Shéhérazade. Source libre
L’intérêt pour le mouvement et le nu, les motifs orientaux, la passion et un érotisme raffiné étaient autant de nouveautés présentées par les Ballets russes et reprises rapidement dans les costumes pour les bals et les carnavals. Léon Bakst vendait ses esquisses au grand couturier français Paul Poiret et a coopéré pendant trois ans avec la couturière française Jeanne Paquin, fondatrice de la Maison Paquin.
Philomèle. Robe de Bakst réalisée par Paquin. Source libre
C’est lui qui lança la mode des turbans, des pantalons larges et des perruques de couleur. C’est lui qui créa des costumes extravagants pour la marquise Luisa Casati, muse d’un grand nombre d’artistes des trente premières années du XXe siècle qui apparaissait tantôt comme un arlequin blanc, tantôt comme la déesse du soleil ou la reine de la nuit.

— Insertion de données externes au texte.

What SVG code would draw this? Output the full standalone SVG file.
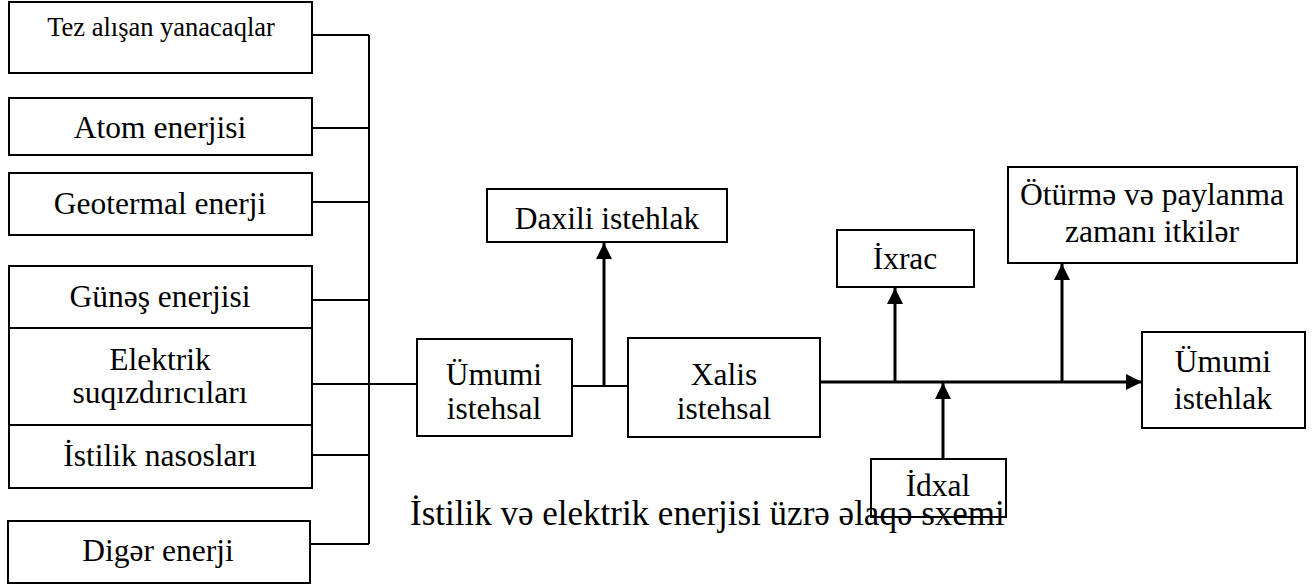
<svg xmlns="http://www.w3.org/2000/svg" width="1315" height="585" viewBox="0 0 1315 585">
<style>
.box{fill:#fff;stroke:#000;stroke-width:2}
.t{font-family:"Liberation Serif","Times New Roman",serif;font-size:31.5px;fill:#000;text-anchor:middle}
.thin{stroke:#000;stroke-width:2;fill:none}
.thick{stroke:#000;stroke-width:3;fill:none}
</style>
<defs>
<marker id="ah" viewBox="0 0 10 10" refX="10" refY="5" markerWidth="16" markerHeight="16" markerUnits="userSpaceOnUse" orient="auto">
<path d="M0,0 L10,5 L0,10 Z" fill="#000"/>
</marker>
</defs>
<rect width="1315" height="585" fill="#fff"/>
<g id="connectors">
<line class="thin" x1="369" y1="35" x2="369" y2="544"/>
<line class="thin" x1="312" y1="35" x2="369" y2="35"/>
<line class="thin" x1="312" y1="128" x2="369" y2="128"/>
<line class="thin" x1="312" y1="202" x2="369" y2="202"/>
<line class="thin" x1="312" y1="300" x2="369" y2="300"/>
<line class="thin" x1="312" y1="384" x2="417" y2="384"/>
<line class="thin" x1="312" y1="455" x2="369" y2="455"/>
<line class="thin" x1="310" y1="544" x2="369" y2="544"/>
<line class="thin" x1="572" y1="386" x2="628" y2="386"/>
<line class="thick" x1="604" y1="386" x2="604" y2="243" marker-end="url(#ah)"/>
<line class="thick" x1="820" y1="382" x2="1142" y2="382" marker-end="url(#ah)"/>
<line class="thick" x1="895" y1="382" x2="895" y2="288" marker-end="url(#ah)"/>
<line class="thick" x1="1062" y1="382" x2="1062" y2="264" marker-end="url(#ah)"/>
<line class="thick" x1="943" y1="459" x2="943" y2="383" marker-end="url(#ah)"/>
</g>
<g id="n-tez"><rect class="box" x="9" y="2" width="303" height="71"/><text class="t" x="161" y="36" style="font-size:26.5px">Tez alışan yanacaqlar</text></g>
<g id="n-atom"><rect class="box" x="9" y="98" width="303" height="57"/><text class="t" x="160" y="138">Atom enerjisi</text></g>
<g id="n-geo"><rect class="box" x="9" y="173" width="303" height="62"/><text class="t" x="160" y="214">Geotermal enerji</text></g>
<g id="n-gunes"><rect class="box" x="9" y="266" width="303" height="62"/><text class="t" x="160" y="307">Günəş enerjisi</text></g>
<g id="n-elektrik"><rect class="box" x="9" y="328" width="303" height="97"/><text class="t" x="160" y="370">Elektrik</text><text class="t" x="160" y="403">suqızdırıcıları</text></g>
<g id="n-istilik"><rect class="box" x="9" y="425" width="303" height="63"/><text class="t" x="160" y="466">İstilik nasosları</text></g>
<g id="n-diger"><rect class="box" x="8" y="521" width="302" height="62"/><text class="t" x="158" y="561">Digər enerji</text></g>
<g id="n-umumi-istehsal"><rect class="box" x="417" y="339" width="155" height="97"/><text class="t" x="494" y="385">Ümumi</text><text class="t" x="494" y="419">istehsal</text></g>
<g id="n-daxili"><rect class="box" x="487" y="189" width="240" height="53"/><text class="t" x="607" y="229">Daxili istehlak</text></g>
<g id="n-xalis"><rect class="box" x="628" y="338" width="192" height="99"/><text class="t" x="724" y="385">Xalis</text><text class="t" x="724" y="419">istehsal</text></g>
<g id="n-ixrac"><rect class="box" x="837" y="230" width="137" height="57"/><text class="t" x="905" y="269">İxrac</text></g>
<g id="n-oturme"><rect class="box" x="1008" y="167" width="289" height="96"/><text class="t" x="1152" y="205">Ötürmə və paylanma</text><text class="t" x="1152" y="242">zamanı itkilər</text></g>
<g id="n-umumi-istehlak"><rect class="box" x="1142" y="332" width="163" height="96"/><text class="t" x="1223" y="372">Ümumi</text><text class="t" x="1223" y="409">istehlak</text></g>
<g id="n-idxal"><rect class="box" x="871" y="459" width="135" height="58"/><text class="t" x="938" y="496">İdxal</text></g>
<text x="410" y="525" style="font-family:'Liberation Serif','Times New Roman',serif;font-size:35px;fill:#000">İstilik və elektrik enerjisi üzrə əlaqə sxemi</text>
</svg>
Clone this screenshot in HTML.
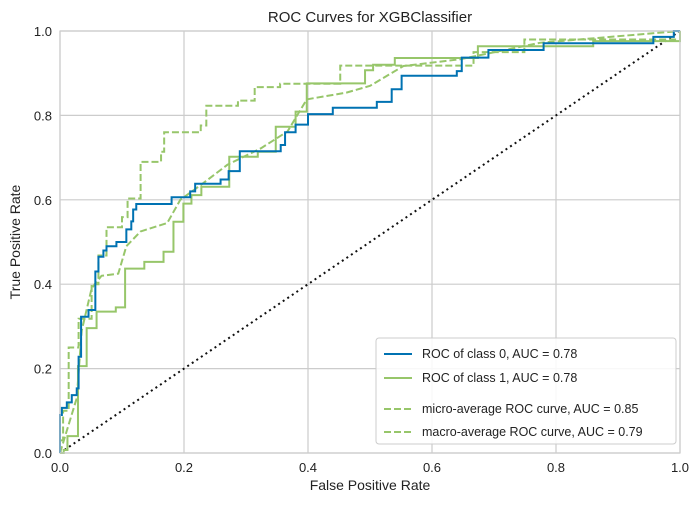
<!DOCTYPE html>
<html><head><meta charset="utf-8"><style>
body{margin:0;background:#fff;font-family:"Liberation Sans",sans-serif}
</style></head><body>
<svg id="chart" width="698" height="505" xmlns="http://www.w3.org/2000/svg" font-family="Liberation Sans, sans-serif">
<rect x="60" y="31" width="620" height="422" fill="#fff" stroke="none"/>
<g id="grid"></g>
<g id="series"></g>
<rect x="60" y="31" width="620" height="422" fill="none" stroke="#ccc" stroke-width="1.2"/>
<g id="ticklabels" font-size="13" fill="#222"></g>
<text x="370" y="22" text-anchor="middle" font-size="15" fill="#222">ROC Curves for XGBClassifier</text>
<text x="370" y="490" text-anchor="middle" font-size="14" fill="#222">False Positive Rate</text>
<text x="20" y="242" text-anchor="middle" font-size="14" fill="#222" transform="rotate(-90 20 242)">True Positive Rate</text>
<g>
<rect x="376" y="338" width="300" height="106" fill="#fff" fill-opacity="0.85" stroke="#ccc" rx="3"/>
<g font-size="12.5" fill="#222">
<line x1="384" y1="354" x2="412" y2="354" stroke="#0072b2" stroke-width="2"/><text x="422" y="358">ROC of class 0, AUC = 0.78</text>
<line x1="384" y1="378" x2="412" y2="378" stroke="#97c66a" stroke-width="2"/><text x="422" y="382">ROC of class 1, AUC = 0.78</text>
<line x1="384" y1="409" x2="412" y2="409" stroke="#97c66a" stroke-width="2" stroke-dasharray="7,3"/><text x="422" y="413">micro-average ROC curve, AUC = 0.85</text>
<line x1="384" y1="432" x2="412" y2="432" stroke="#97c66a" stroke-width="2" stroke-dasharray="7,3"/><text x="422" y="436">macro-average ROC curve, AUC = 0.79</text>
</g></g>
</svg>
<script>
var class0Fpr=[0,0,0.003,0.011,0.019,0.027,0.03,0.034,0.046,0.057,0.062,0.07,0.075,0.091,0.107,0.115,0.118,0.123,0.18,0.21,0.218,0.259,0.272,0.29,0.356,0.363,0.38,0.4,0.44,0.511,0.535,0.551,0.64,0.648,0.691,0.78,0.957,0.99,1];
var class0Tpr=[0,0.09,0.107,0.12,0.137,0.153,0.228,0.323,0.339,0.43,0.465,0.48,0.49,0.5,0.53,0.549,0.577,0.59,0.606,0.62,0.638,0.648,0.668,0.715,0.73,0.76,0.778,0.803,0.818,0.832,0.862,0.894,0.905,0.937,0.955,0.971,0.986,1,1];
var class1Fpr=[0,0.006,0.012,0.029,0.043,0.059,0.09,0.105,0.136,0.167,0.183,0.199,0.212,0.228,0.273,0.319,0.348,0.38,0.398,0.492,0.505,0.54,0.674,0.86,1];
var class1Tpr=[0,0.007,0.04,0.206,0.296,0.335,0.345,0.437,0.453,0.477,0.548,0.591,0.611,0.631,0.702,0.714,0.773,0.809,0.876,0.907,0.92,0.936,0.964,0.976,1];
var microFpr=[0,0.005,0.014,0.03,0.051,0.062,0.075,0.1,0.109,0.13,0.163,0.168,0.227,0.236,0.287,0.314,0.355,0.452,0.667,0.749,1];
var microTpr=[0.03,0.1,0.25,0.318,0.4,0.468,0.535,0.559,0.603,0.69,0.714,0.76,0.776,0.823,0.835,0.867,0.875,0.918,0.95,0.98,1];
var macroFpr=[0,0.027,0.035,0.051,0.067,0.094,0.107,0.13,0.173,0.194,0.227,0.27,0.324,0.367,0.398,0.462,0.5,0.554,0.645,0.774,1];
var macroTpr=[0,0.13,0.29,0.39,0.42,0.425,0.49,0.525,0.545,0.6,0.635,0.683,0.722,0.762,0.838,0.854,0.87,0.917,0.933,0.972,1];
var ticks=[0,0.2,0.4,0.6,0.8,1.0];
var tickLabels=["0.0","0.2","0.4","0.6","0.8","1.0"];

var NS="http://www.w3.org/2000/svg";
function X(v){return 60+v*620;}
function Y(v){return 453-v*422;}
var grid=document.getElementById('grid'), tl=document.getElementById('ticklabels'), ser=document.getElementById('series');
ticks.forEach(function(t,i){
  var gx=document.createElementNS(NS,'line');
  gx.setAttribute('x1',X(t));gx.setAttribute('x2',X(t));gx.setAttribute('y1',31);gx.setAttribute('y2',453);
  gx.setAttribute('stroke','#ccc');gx.setAttribute('stroke-width','1.2');
  
  
  grid.appendChild(gx);
  var gy=document.createElementNS(NS,'line');
  gy.setAttribute('y1',Y(t));gy.setAttribute('y2',Y(t));gy.setAttribute('x1',60);gy.setAttribute('x2',680);
  gy.setAttribute('stroke','#ccc');gy.setAttribute('stroke-width','1.2');
  
  
  grid.appendChild(gy);
  var a=document.createElementNS(NS,'text');
  a.setAttribute('x',X(t));a.setAttribute('y',472);a.setAttribute('text-anchor','middle');a.textContent=tickLabels[i];
  
  
  tl.appendChild(a);
  var b=document.createElementNS(NS,'text');
  b.setAttribute('x',52);b.setAttribute('y',Y(t)+5);b.setAttribute('text-anchor','end');b.textContent=tickLabels[i];
  
  
  tl.appendChild(b);
});
function stepPath(xs,ys){var d='M'+X(xs[0])+','+Y(ys[0]);for(var i=1;i<xs.length;i++){d+=' L'+X(xs[i])+','+Y(ys[i-1])+' L'+X(xs[i])+','+Y(ys[i]);}return d;}
function linePath(xs,ys){return xs.map(function(x,i){return (i?'L':'M')+X(x)+','+Y(ys[i]);}).join(' ');}
function add(d,color,dash,name,w){var p=document.createElementNS(NS,'path');p.setAttribute('d',d);p.setAttribute('fill','none');p.setAttribute('stroke',color);p.setAttribute('stroke-width',w||'2');if(dash)p.setAttribute('stroke-dasharray',dash);


ser.appendChild(p);}
add(linePath([0,1],[0,1]),'#111','2,3.5','chance-line','2');
add(linePath(macroFpr,macroTpr),'#97c66a','7,3','macro-average-curve');
add(stepPath(microFpr,microTpr),'#97c66a','7,3','micro-average-curve');
add(stepPath(class1Fpr,class1Tpr),'#97c66a',null,'class-1-curve');
add(stepPath(class0Fpr,class0Tpr),'#0072b2',null,'class-0-curve');
</script>
</body></html>
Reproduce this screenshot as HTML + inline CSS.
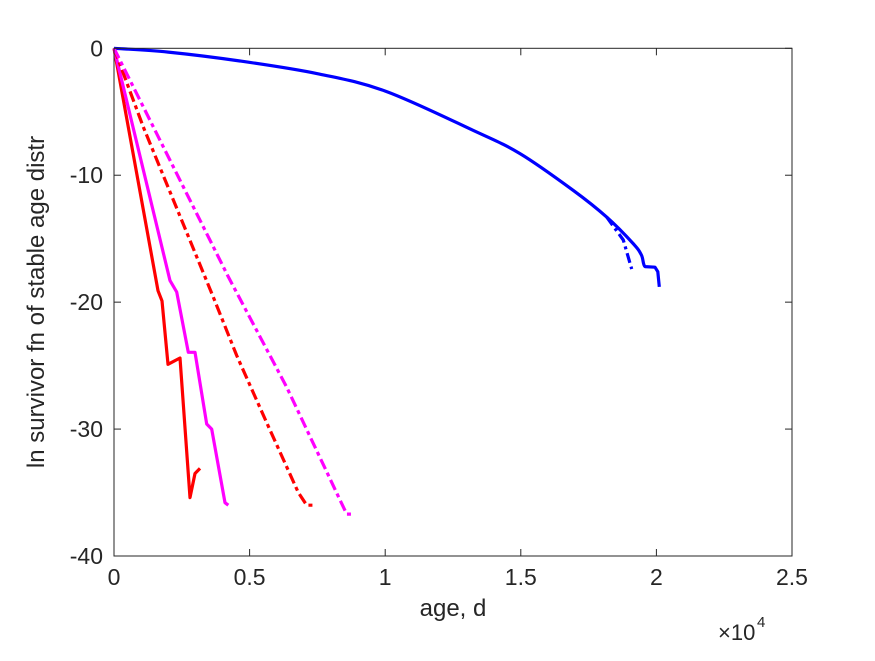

Surfant sur la vague de son succès (en Europe comme en Amérique), Léon Bakst avait même l’intention d’ouvrir sa propre maison de mode qui proposerait aux clients non seulement des vêtements, mais également des bijoux, des meubles, des papiers peints et des tissus. Mais sa mort prématurée en décida autrement. Et bien que les Ballets russes aient employé d’autres grands artistes, tels Derain, Matisse et Picasso, c’est à Bakst que le projet, qui a largement dépassé le cadre de la production scénique, doit son succès.